Migrants say El Paso shooting won’t deter them from seeking new lives in the U.S.

Migrants cross into the U.S. from Ciudad Juarez, Mexico
Central American migrants enter the United States on Tuesday after crossing the border fence near the Santa Fe Street bridge connecting Ciudad Juarez, Mexico, and El Paso.
(Rey Jauregui / EPA/Shutterstock)

The massacre at an El Paso Walmart store on Saturday hasn’t diminished Silvia Ivania’s desire to move to the United States — even if the killer of 22 people was apparently motivated by hatred of Latino immigrants.

“That’s something that can happen anywhere,” said Ivania, 37, a citizen of Honduras, speaking at the Good Samaritan migrant shelter in this border city across the Rio Grande from El Paso. “The violence in Honduras is a lot worse than in the United States.”

She and several other migrants interviewed Tuesday at the shelter — temporary home to about 100, mostly Central Americans, but including U.S.-bound Cubans, Africans and others — agreed that the mass killing would not dissuade them.


“If anything, I want to go to the United States even more than before,” said Danieska Del Toro, 34, from Havana. “They arrested the guy, right? Maybe he was crazy. In Cuba we have violence too, even if the regime says there is none.”

Along the nearby Rio Grande, which separates the U.S. and Mexico, scattered groups of migrants could be seen Tuesday scampering across the river — which, at the moment, has been reduced to a few scattered puddles amid a narrow ribbon of green, and easy to traverse on foot. Its shallow depths seem to mock signs warning people of the danger of drowning.

At midday, amid 100-degree-plus temperatures, about 20 people — some holding their children’s hands — surrendered to U.S. Border Patrol vans waiting on the other side. As is usually the case, the migrants didn’t attempt to evade U.S. immigration authorities, but sought them out.

Mexican National Guard troops posted on the south side said they urged border crossers not to proceed, but didn’t prevent their passage.

“That’s their decision; we just tell them of the risks,” said one Mexican National Guard officer, who declined to be named because she wasn’t authorized to speak publicly.

Arrests along the U.S.-Mexico border are down about 40% since Mexico began a crackdown on migrants in early June, authorities say. Mexican officials have stepped up detentions and deportations of Central Americans and other northbound migrants.


But many are still making their way to the border, and thousands are stranded in Juarez and other northern border towns. Many, like Ivania and Del Toro, are waiting for the adjudication of political asylum petitions filed when they were detained on the U.S. side. Others are waiting their turns to file asylum applications.

Ivania said she and her husband — a former Honduran soldier — and two daughters, aged 9 and 7, entered southern Mexico in April and waited there for more than two months to receive humanitarian visas from the Mexican government. In southern Mexico, too, the family lived in a shelter, she said.

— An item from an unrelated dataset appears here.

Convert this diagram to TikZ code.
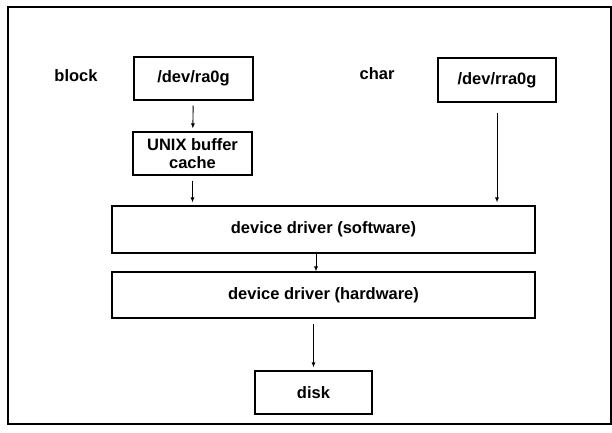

The humanitarian visas allowed the family to traverse Mexico legally. They took public buses to Juarez, crossed the border illegally into El Paso on July 4 and surrendered to the U.S. Border Patrol. Their journey followed the footsteps of tens of thousands of migrants in recent months.

After a one-day detention, Ivania and her family were returned to Mexico to await a court hearing in El Paso on their asylum case under the Trump administration’s so-called Remain in Mexico policy.

“At least our date is finally coming up,” said Ivania, noting that the family has an appointment Aug. 20 at the U.S. border crossing in El Paso for a hearing on their asylum case.

But their wait could drag on beyond Aug. 20. Some asylum applicants have been sent back again to Mexico after initial hearings to wait for further court sessions.


To Ivania, the fact that El Paso was the site of a mass shooting apparently targeting Latinos is mostly irrelevant. If allowed to enter the United States, she said her family planned to move in with relatives in Texas.

“All countries have crime,” said Ivania, seated inside the migrant shelter in a small chapel, now filled with mattresses, backpacks and sleeping children. “What happened is out of the ordinary and terrible for the victims. But for my family the United States represents an opportunity that we don’t have in Honduras.”